[START Data block]

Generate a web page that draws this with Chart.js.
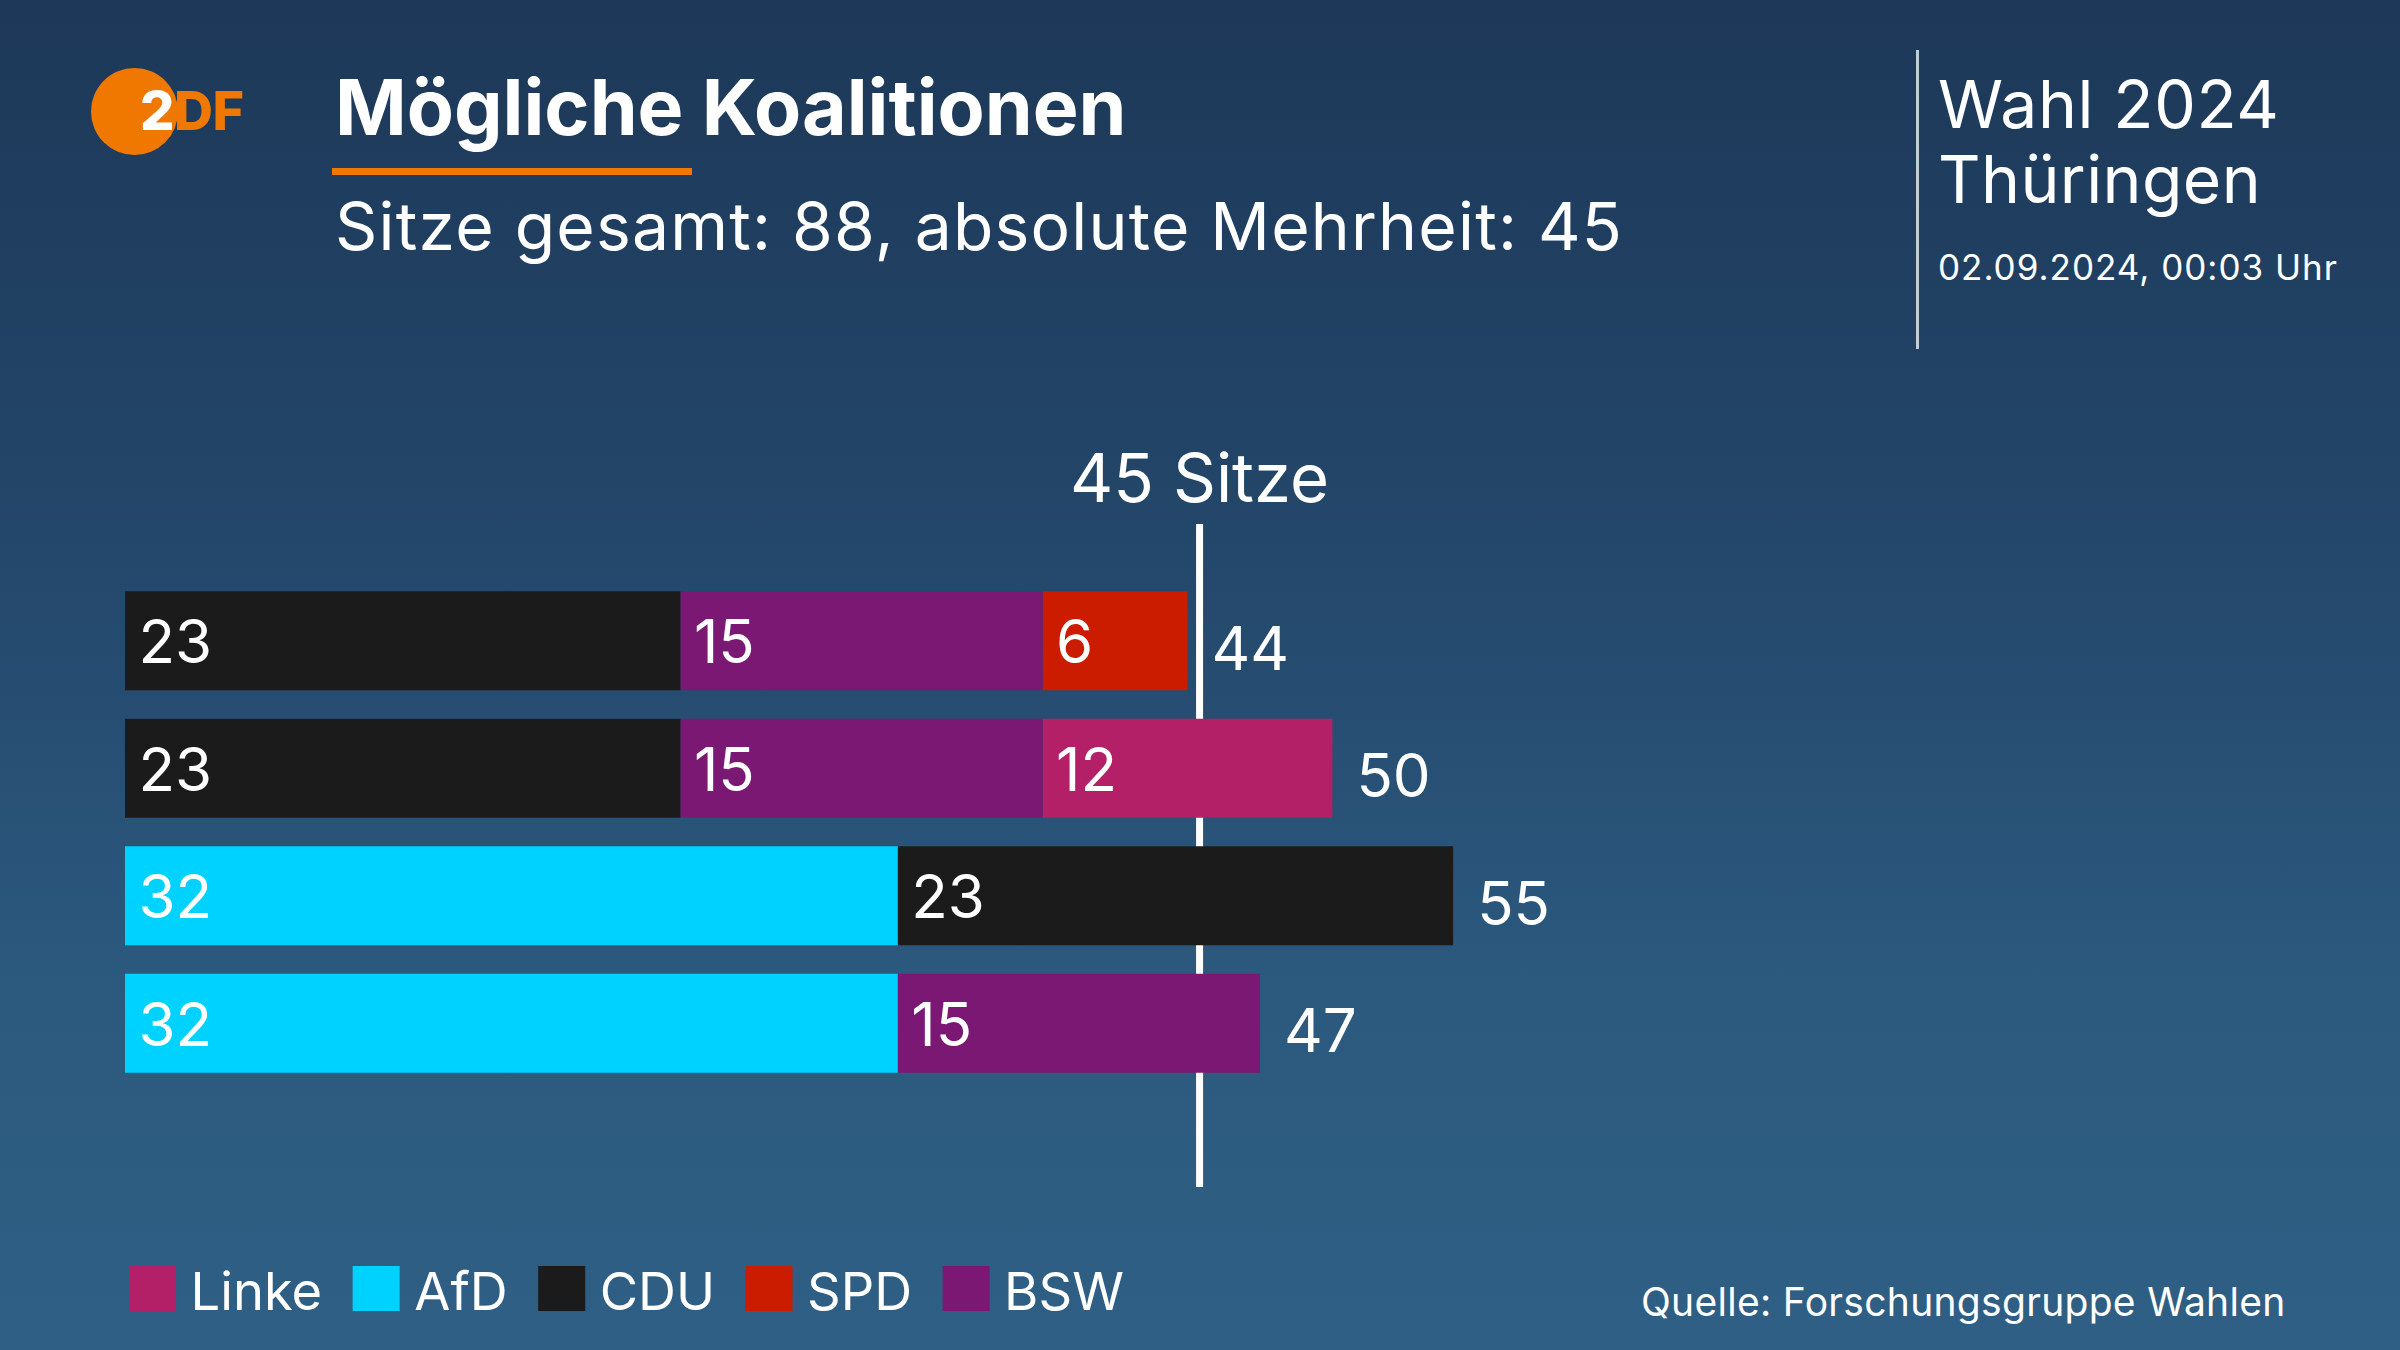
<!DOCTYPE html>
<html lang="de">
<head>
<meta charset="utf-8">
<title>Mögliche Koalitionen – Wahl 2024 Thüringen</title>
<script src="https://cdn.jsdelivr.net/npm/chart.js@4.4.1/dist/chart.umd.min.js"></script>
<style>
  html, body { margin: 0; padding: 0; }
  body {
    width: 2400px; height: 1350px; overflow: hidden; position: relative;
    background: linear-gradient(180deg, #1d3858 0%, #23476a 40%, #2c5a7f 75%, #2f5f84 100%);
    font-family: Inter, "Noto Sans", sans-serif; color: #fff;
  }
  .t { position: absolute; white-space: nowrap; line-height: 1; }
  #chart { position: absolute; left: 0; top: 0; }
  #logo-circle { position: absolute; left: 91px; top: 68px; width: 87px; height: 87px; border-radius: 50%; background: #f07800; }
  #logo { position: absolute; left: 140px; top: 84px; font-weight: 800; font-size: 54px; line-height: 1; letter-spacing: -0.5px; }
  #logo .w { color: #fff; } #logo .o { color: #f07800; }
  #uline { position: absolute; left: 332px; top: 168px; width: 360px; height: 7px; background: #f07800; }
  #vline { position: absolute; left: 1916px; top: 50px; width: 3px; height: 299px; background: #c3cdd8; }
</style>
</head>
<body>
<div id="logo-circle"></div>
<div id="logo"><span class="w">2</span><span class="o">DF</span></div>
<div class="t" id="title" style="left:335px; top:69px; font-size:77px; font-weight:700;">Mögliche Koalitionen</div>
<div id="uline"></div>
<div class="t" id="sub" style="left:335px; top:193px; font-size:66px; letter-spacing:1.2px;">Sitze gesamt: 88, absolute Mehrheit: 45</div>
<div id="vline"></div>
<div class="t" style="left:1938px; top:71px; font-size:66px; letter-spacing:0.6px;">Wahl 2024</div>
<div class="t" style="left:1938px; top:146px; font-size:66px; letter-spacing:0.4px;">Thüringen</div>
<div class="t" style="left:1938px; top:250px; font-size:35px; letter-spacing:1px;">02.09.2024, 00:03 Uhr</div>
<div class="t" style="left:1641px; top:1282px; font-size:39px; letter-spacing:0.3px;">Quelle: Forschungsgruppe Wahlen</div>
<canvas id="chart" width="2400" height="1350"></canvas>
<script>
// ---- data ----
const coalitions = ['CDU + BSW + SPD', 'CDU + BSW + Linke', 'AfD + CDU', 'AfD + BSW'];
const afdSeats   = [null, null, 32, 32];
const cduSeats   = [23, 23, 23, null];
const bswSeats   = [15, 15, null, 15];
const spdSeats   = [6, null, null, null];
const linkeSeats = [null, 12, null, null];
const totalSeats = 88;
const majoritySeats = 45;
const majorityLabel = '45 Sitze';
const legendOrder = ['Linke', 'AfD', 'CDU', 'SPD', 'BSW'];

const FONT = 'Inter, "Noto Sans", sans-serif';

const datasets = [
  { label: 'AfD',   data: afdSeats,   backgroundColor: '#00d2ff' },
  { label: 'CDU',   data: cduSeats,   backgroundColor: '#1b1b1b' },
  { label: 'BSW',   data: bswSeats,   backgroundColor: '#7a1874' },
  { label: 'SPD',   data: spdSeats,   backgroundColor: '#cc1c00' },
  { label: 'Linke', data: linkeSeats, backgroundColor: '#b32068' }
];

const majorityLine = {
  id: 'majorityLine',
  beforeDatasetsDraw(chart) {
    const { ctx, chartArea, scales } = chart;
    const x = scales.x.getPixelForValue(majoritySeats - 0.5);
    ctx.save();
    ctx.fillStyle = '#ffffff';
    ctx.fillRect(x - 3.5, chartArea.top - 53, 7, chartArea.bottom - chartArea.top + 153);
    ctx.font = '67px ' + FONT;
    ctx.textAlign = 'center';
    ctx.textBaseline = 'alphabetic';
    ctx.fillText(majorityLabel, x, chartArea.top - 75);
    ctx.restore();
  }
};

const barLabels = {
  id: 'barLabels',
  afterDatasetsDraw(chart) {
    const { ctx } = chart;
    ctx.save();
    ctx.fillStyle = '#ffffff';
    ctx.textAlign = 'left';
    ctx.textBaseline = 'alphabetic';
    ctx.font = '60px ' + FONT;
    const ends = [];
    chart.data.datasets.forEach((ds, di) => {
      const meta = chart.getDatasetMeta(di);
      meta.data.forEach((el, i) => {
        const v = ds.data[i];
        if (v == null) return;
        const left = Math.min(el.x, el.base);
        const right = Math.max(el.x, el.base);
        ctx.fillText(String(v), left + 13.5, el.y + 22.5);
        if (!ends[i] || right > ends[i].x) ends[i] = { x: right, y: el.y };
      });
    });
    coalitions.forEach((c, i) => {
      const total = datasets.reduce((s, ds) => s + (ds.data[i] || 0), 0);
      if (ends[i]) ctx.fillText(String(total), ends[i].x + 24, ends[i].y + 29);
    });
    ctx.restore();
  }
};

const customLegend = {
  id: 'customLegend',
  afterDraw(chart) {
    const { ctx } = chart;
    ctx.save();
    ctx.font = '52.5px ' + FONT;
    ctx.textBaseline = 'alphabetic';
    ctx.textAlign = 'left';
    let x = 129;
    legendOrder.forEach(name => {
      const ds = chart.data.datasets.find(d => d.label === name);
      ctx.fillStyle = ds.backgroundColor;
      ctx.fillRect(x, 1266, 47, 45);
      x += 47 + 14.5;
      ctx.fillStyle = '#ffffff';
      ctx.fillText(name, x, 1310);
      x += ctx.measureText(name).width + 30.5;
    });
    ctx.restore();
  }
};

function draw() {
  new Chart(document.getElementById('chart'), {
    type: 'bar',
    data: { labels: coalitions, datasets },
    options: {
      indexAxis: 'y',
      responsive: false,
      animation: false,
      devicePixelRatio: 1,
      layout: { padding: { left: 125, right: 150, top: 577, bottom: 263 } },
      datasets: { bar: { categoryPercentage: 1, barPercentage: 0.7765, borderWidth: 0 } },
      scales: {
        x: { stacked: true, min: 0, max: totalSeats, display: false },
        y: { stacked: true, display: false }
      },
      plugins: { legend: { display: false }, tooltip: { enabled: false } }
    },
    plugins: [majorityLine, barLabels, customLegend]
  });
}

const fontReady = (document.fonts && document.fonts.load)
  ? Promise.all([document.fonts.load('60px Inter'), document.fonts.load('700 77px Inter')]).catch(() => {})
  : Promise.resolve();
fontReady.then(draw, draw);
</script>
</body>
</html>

[END Data block]

# Exercise objective:
All of the material above is to be copied exactly, except for its images.

# Problem solution:
Generate a web page that draws this with Chart.js.
<!DOCTYPE html>
<html lang="de">
<head>
<meta charset="utf-8">
<title>Mögliche Koalitionen – Wahl 2024 Thüringen</title>
<script src="https://cdn.jsdelivr.net/npm/chart.js@4.4.1/dist/chart.umd.min.js"></script>
<style>
  html, body { margin: 0; padding: 0; }
  body {
    width: 2400px; height: 1350px; overflow: hidden; position: relative;
    background: linear-gradient(180deg, #1d3858 0%, #23476a 40%, #2c5a7f 75%, #2f5f84 100%);
    font-family: Inter, "Noto Sans", sans-serif; color: #fff;
  }
  .t { position: absolute; white-space: nowrap; line-height: 1; }
  #chart { position: absolute; left: 0; top: 0; }
  #logo-circle { position: absolute; left: 91px; top: 68px; width: 87px; height: 87px; border-radius: 50%; background: #f07800; }
  #logo { position: absolute; left: 140px; top: 84px; font-weight: 800; font-size: 54px; line-height: 1; letter-spacing: -0.5px; }
  #logo .w { color: #fff; } #logo .o { color: #f07800; }
  #uline { position: absolute; left: 332px; top: 168px; width: 360px; height: 7px; background: #f07800; }
  #vline { position: absolute; left: 1916px; top: 50px; width: 3px; height: 299px; background: #c3cdd8; }
</style>
</head>
<body>
<div id="logo-circle"></div>
<div id="logo"><span class="w">2</span><span class="o">DF</span></div>
<div class="t" id="title" style="left:335px; top:69px; font-size:77px; font-weight:700;">Mögliche Koalitionen</div>
<div id="uline"></div>
<div class="t" id="sub" style="left:335px; top:193px; font-size:66px; letter-spacing:1.2px;">Sitze gesamt: 88, absolute Mehrheit: 45</div>
<div id="vline"></div>
<div class="t" style="left:1938px; top:71px; font-size:66px; letter-spacing:0.6px;">Wahl 2024</div>
<div class="t" style="left:1938px; top:146px; font-size:66px; letter-spacing:0.4px;">Thüringen</div>
<div class="t" style="left:1938px; top:250px; font-size:35px; letter-spacing:1px;">02.09.2024, 00:03 Uhr</div>
<div class="t" style="left:1641px; top:1282px; font-size:39px; letter-spacing:0.3px;">Quelle: Forschungsgruppe Wahlen</div>
<canvas id="chart" width="2400" height="1350"></canvas>
<script>
// ---- data ----
const coalitions = ['CDU + BSW + SPD', 'CDU + BSW + Linke', 'AfD + CDU', 'AfD + BSW'];
const afdSeats   = [null, null, 32, 32];
const cduSeats   = [23, 23, 23, null];
const bswSeats   = [15, 15, null, 15];
const spdSeats   = [6, null, null, null];
const linkeSeats = [null, 12, null, null];
const totalSeats = 88;
const majoritySeats = 45;
const majorityLabel = '45 Sitze';
const legendOrder = ['Linke', 'AfD', 'CDU', 'SPD', 'BSW'];

const FONT = 'Inter, "Noto Sans", sans-serif';

const datasets = [
  { label: 'AfD',   data: afdSeats,   backgroundColor: '#00d2ff' },
  { label: 'CDU',   data: cduSeats,   backgroundColor: '#1b1b1b' },
  { label: 'BSW',   data: bswSeats,   backgroundColor: '#7a1874' },
  { label: 'SPD',   data: spdSeats,   backgroundColor: '#cc1c00' },
  { label: 'Linke', data: linkeSeats, backgroundColor: '#b32068' }
];

const majorityLine = {
  id: 'majorityLine',
  beforeDatasetsDraw(chart) {
    const { ctx, chartArea, scales } = chart;
    const x = scales.x.getPixelForValue(majoritySeats - 0.5);
    ctx.save();
    ctx.fillStyle = '#ffffff';
    ctx.fillRect(x - 3.5, chartArea.top - 53, 7, chartArea.bottom - chartArea.top + 153);
    ctx.font = '67px ' + FONT;
    ctx.textAlign = 'center';
    ctx.textBaseline = 'alphabetic';
    ctx.fillText(majorityLabel, x, chartArea.top - 75);
    ctx.restore();
  }
};

const barLabels = {
  id: 'barLabels',
  afterDatasetsDraw(chart) {
    const { ctx } = chart;
    ctx.save();
    ctx.fillStyle = '#ffffff';
    ctx.textAlign = 'left';
    ctx.textBaseline = 'alphabetic';
    ctx.font = '60px ' + FONT;
    const ends = [];
    chart.data.datasets.forEach((ds, di) => {
      const meta = chart.getDatasetMeta(di);
      meta.data.forEach((el, i) => {
        const v = ds.data[i];
        if (v == null) return;
        const left = Math.min(el.x, el.base);
        const right = Math.max(el.x, el.base);
        ctx.fillText(String(v), left + 13.5, el.y + 22.5);
        if (!ends[i] || right > ends[i].x) ends[i] = { x: right, y: el.y };
      });
    });
    coalitions.forEach((c, i) => {
      const total = datasets.reduce((s, ds) => s + (ds.data[i] || 0), 0);
      if (ends[i]) ctx.fillText(String(total), ends[i].x + 24, ends[i].y + 29);
    });
    ctx.restore();
  }
};

const customLegend = {
  id: 'customLegend',
  afterDraw(chart) {
    const { ctx } = chart;
    ctx.save();
    ctx.font = '52.5px ' + FONT;
    ctx.textBaseline = 'alphabetic';
    ctx.textAlign = 'left';
    let x = 129;
    legendOrder.forEach(name => {
      const ds = chart.data.datasets.find(d => d.label === name);
      ctx.fillStyle = ds.backgroundColor;
      ctx.fillRect(x, 1266, 47, 45);
      x += 47 + 14.5;
      ctx.fillStyle = '#ffffff';
      ctx.fillText(name, x, 1310);
      x += ctx.measureText(name).width + 30.5;
    });
    ctx.restore();
  }
};

function draw() {
  new Chart(document.getElementById('chart'), {
    type: 'bar',
    data: { labels: coalitions, datasets },
    options: {
      indexAxis: 'y',
      responsive: false,
      animation: false,
      devicePixelRatio: 1,
      layout: { padding: { left: 125, right: 150, top: 577, bottom: 263 } },
      datasets: { bar: { categoryPercentage: 1, barPercentage: 0.7765, borderWidth: 0 } },
      scales: {
        x: { stacked: true, min: 0, max: totalSeats, display: false },
        y: { stacked: true, display: false }
      },
      plugins: { legend: { display: false }, tooltip: { enabled: false } }
    },
    plugins: [majorityLine, barLabels, customLegend]
  });
}

const fontReady = (document.fonts && document.fonts.load)
  ? Promise.all([document.fonts.load('60px Inter'), document.fonts.load('700 77px Inter')]).catch(() => {})
  : Promise.resolve();
fontReady.then(draw, draw);
</script>
</body>
</html>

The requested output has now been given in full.